● Task prompt
Repeat what the lines below say, word for word, and skip every image.

● Recorded information
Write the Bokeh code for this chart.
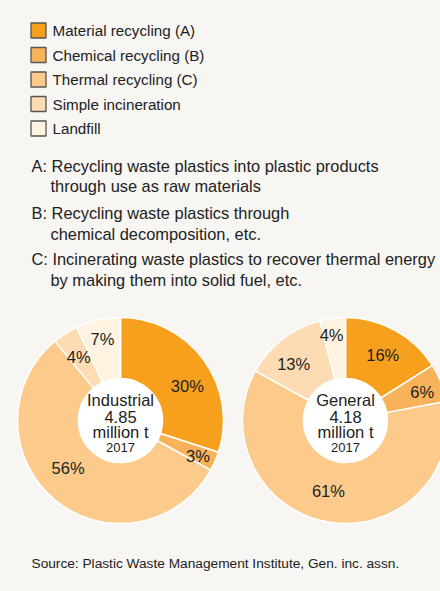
import math
from bokeh.plotting import figure
from bokeh.models import Range1d, ColumnDataSource
from bokeh.core.properties import value
from bokeh.embed import file_html
from bokeh.resources import INLINE

# ---- data ----
categories = ["Material recycling (A)", "Chemical recycling (B)", "Thermal recycling (C)",
              "Simple incineration", "Landfill"]
industrial_pct = [30, 3, 56, 4, 7]
general_pct = [16, 6, 61, 13, 4]
donut_titles = ["Industrial", "General"]
donut_amounts = ["4.85", "4.18"]
donut_unit = "million t"
donut_year = "2017"
notes = [
    ("A: Recycling waste plastics into plastic products", "through use as raw materials"),
    ("B: Recycling waste plastics through", "chemical decomposition, etc."),
    ("C: Incinerating waste plastics to recover thermal energy", "by making them into solid fuel, etc."),
]
source_text = "Source: Plastic Waste Management Institute, Gen. inc. assn."

# ---- style / layout ----
colors = ["#f6a01e", "#f8b35a", "#fccb8b", "#fddcb3", "#fef2e1"]
BG = "#f7f6f3"
TXT = "#222222"
FONT = value("Liberation Sans")
W, H = 440, 591

def Y(y):
    return H - y

p = figure(width=W, height=H, output_backend="svg", toolbar_location=None,
           x_range=Range1d(0, W), y_range=Range1d(0, H), min_border=0)
p.axis.visible = False
p.grid.visible = False
p.outline_line_color = None
p.background_fill_color = BG
p.border_fill_color = BG

# legend
leg_y = [30 + 24.5 * i for i in range(len(categories))]
p.rect(x=[38] * len(categories), y=[Y(v) for v in leg_y], width=15, height=15,
       width_units="screen", height_units="screen",
       fill_color=colors, line_color="#555555", line_width=1.3)
p.text(x=[52] * len(categories), y=[Y(v) for v in leg_y], text=categories,
       text_font=FONT, text_font_size="15.2px", text_color=TXT,
       text_baseline="middle", text_align="left")

# notes
note_y = [(165, 185), (212, 233), (258, 279)]
for (l1, l2), (y1, y2) in zip(notes, note_y):
    p.text(x=[31, 50], y=[Y(y1), Y(y2)], text=[l1, l2], text_font=FONT,
           text_font_size="16.4px", text_color=TXT, text_baseline="middle", text_align="left")

# donuts
centers = [(120, 420), (345, 420)]
R_OUT, R_IN = 103, 42
label_r = [[75, 85, 71, 76, 83], [75, 82, 73, 77, 87]]
label_nudge = [[9, 1, 8, -1, 0], [1, 1, 4.5, -4.5, -2]]

for k, pct in enumerate([industrial_pct, general_pct]):
    cx, cy = centers[k]
    total = float(sum(pct))
    starts, ends, mids = [], [], []
    acc = 0.0
    for v in pct:
        a0 = acc / total
        a1 = (acc + v) / total
        starts.append(math.pi / 2 - 2 * math.pi * a0)
        ends.append(math.pi / 2 - 2 * math.pi * a1)
        mids.append((a0 + a1) / 2 * 360)
        acc += v
    src = ColumnDataSource(dict(start=starts, end=ends, color=colors))
    p.annular_wedge(x=cx, y=Y(cy), inner_radius=R_IN, outer_radius=R_OUT,
                    inner_radius_units="screen", outer_radius_units="screen",
                    start_angle="start", end_angle="end", direction="clock",
                    fill_color="color", line_color="white", line_width=1.5, source=src)
    p.scatter(x=[cx], y=[Y(cy)], size=2 * R_IN, marker="circle",
              fill_color="white", line_color="white", line_width=1)
    lx, ly, lt = [], [], []
    for i, v in enumerate(pct):
        ang = math.radians(mids[i] + label_nudge[k][i])
        r = label_r[k][i]
        lx.append(cx + r * math.sin(ang))
        ly.append(Y(cy - r * math.cos(ang)))
        lt.append(f"{v}%")
    p.text(x=lx, y=ly, text=lt, text_font=FONT, text_font_size="16.5px", text_color=TXT,
           text_align="center", text_baseline="middle")
    p.text(x=[cx, cx, cx], y=[Y(cy - 21), Y(cy - 4), Y(cy + 11)],
           text=[donut_titles[k], donut_amounts[k], donut_unit],
           text_font=FONT, text_font_size="16.5px", text_color=TXT,
           text_align="center", text_baseline="middle")
    p.text(x=[cx], y=[Y(cy + 27)], text=[donut_year], text_font=FONT,
           text_font_size="13px", text_color=TXT, text_align="center", text_baseline="middle")

# source
p.text(x=[31], y=[Y(563)], text=[source_text], text_font=FONT, text_font_size="13.7px",
       text_color=TXT, text_align="left", text_baseline="middle")

open("out.html", "w").write(file_html(p, INLINE))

● Response below
Write the Bokeh code for this chart.
import math
from bokeh.plotting import figure
from bokeh.models import Range1d, ColumnDataSource
from bokeh.core.properties import value
from bokeh.embed import file_html
from bokeh.resources import INLINE

# ---- data ----
categories = ["Material recycling (A)", "Chemical recycling (B)", "Thermal recycling (C)",
              "Simple incineration", "Landfill"]
industrial_pct = [30, 3, 56, 4, 7]
general_pct = [16, 6, 61, 13, 4]
donut_titles = ["Industrial", "General"]
donut_amounts = ["4.85", "4.18"]
donut_unit = "million t"
donut_year = "2017"
notes = [
    ("A: Recycling waste plastics into plastic products", "through use as raw materials"),
    ("B: Recycling waste plastics through", "chemical decomposition, etc."),
    ("C: Incinerating waste plastics to recover thermal energy", "by making them into solid fuel, etc."),
]
source_text = "Source: Plastic Waste Management Institute, Gen. inc. assn."

# ---- style / layout ----
colors = ["#f6a01e", "#f8b35a", "#fccb8b", "#fddcb3", "#fef2e1"]
BG = "#f7f6f3"
TXT = "#222222"
FONT = value("Liberation Sans")
W, H = 440, 591

def Y(y):
    return H - y

p = figure(width=W, height=H, output_backend="svg", toolbar_location=None,
           x_range=Range1d(0, W), y_range=Range1d(0, H), min_border=0)
p.axis.visible = False
p.grid.visible = False
p.outline_line_color = None
p.background_fill_color = BG
p.border_fill_color = BG

# legend
leg_y = [30 + 24.5 * i for i in range(len(categories))]
p.rect(x=[38] * len(categories), y=[Y(v) for v in leg_y], width=15, height=15,
       width_units="screen", height_units="screen",
       fill_color=colors, line_color="#555555", line_width=1.3)
p.text(x=[52] * len(categories), y=[Y(v) for v in leg_y], text=categories,
       text_font=FONT, text_font_size="15.2px", text_color=TXT,
       text_baseline="middle", text_align="left")

# notes
note_y = [(165, 185), (212, 233), (258, 279)]
for (l1, l2), (y1, y2) in zip(notes, note_y):
    p.text(x=[31, 50], y=[Y(y1), Y(y2)], text=[l1, l2], text_font=FONT,
           text_font_size="16.4px", text_color=TXT, text_baseline="middle", text_align="left")

# donuts
centers = [(120, 420), (345, 420)]
R_OUT, R_IN = 103, 42
label_r = [[75, 85, 71, 76, 83], [75, 82, 73, 77, 87]]
label_nudge = [[9, 1, 8, -1, 0], [1, 1, 4.5, -4.5, -2]]

for k, pct in enumerate([industrial_pct, general_pct]):
    cx, cy = centers[k]
    total = float(sum(pct))
    starts, ends, mids = [], [], []
    acc = 0.0
    for v in pct:
        a0 = acc / total
        a1 = (acc + v) / total
        starts.append(math.pi / 2 - 2 * math.pi * a0)
        ends.append(math.pi / 2 - 2 * math.pi * a1)
        mids.append((a0 + a1) / 2 * 360)
        acc += v
    src = ColumnDataSource(dict(start=starts, end=ends, color=colors))
    p.annular_wedge(x=cx, y=Y(cy), inner_radius=R_IN, outer_radius=R_OUT,
                    inner_radius_units="screen", outer_radius_units="screen",
                    start_angle="start", end_angle="end", direction="clock",
                    fill_color="color", line_color="white", line_width=1.5, source=src)
    p.scatter(x=[cx], y=[Y(cy)], size=2 * R_IN, marker="circle",
              fill_color="white", line_color="white", line_width=1)
    lx, ly, lt = [], [], []
    for i, v in enumerate(pct):
        ang = math.radians(mids[i] + label_nudge[k][i])
        r = label_r[k][i]
        lx.append(cx + r * math.sin(ang))
        ly.append(Y(cy - r * math.cos(ang)))
        lt.append(f"{v}%")
    p.text(x=lx, y=ly, text=lt, text_font=FONT, text_font_size="16.5px", text_color=TXT,
           text_align="center", text_baseline="middle")
    p.text(x=[cx, cx, cx], y=[Y(cy - 21), Y(cy - 4), Y(cy + 11)],
           text=[donut_titles[k], donut_amounts[k], donut_unit],
           text_font=FONT, text_font_size="16.5px", text_color=TXT,
           text_align="center", text_baseline="middle")
    p.text(x=[cx], y=[Y(cy + 27)], text=[donut_year], text_font=FONT,
           text_font_size="13px", text_color=TXT, text_align="center", text_baseline="middle")

# source
p.text(x=[31], y=[Y(563)], text=[source_text], text_font=FONT, text_font_size="13.7px",
       text_color=TXT, text_align="left", text_baseline="middle")

open("out.html", "w").write(file_html(p, INLINE))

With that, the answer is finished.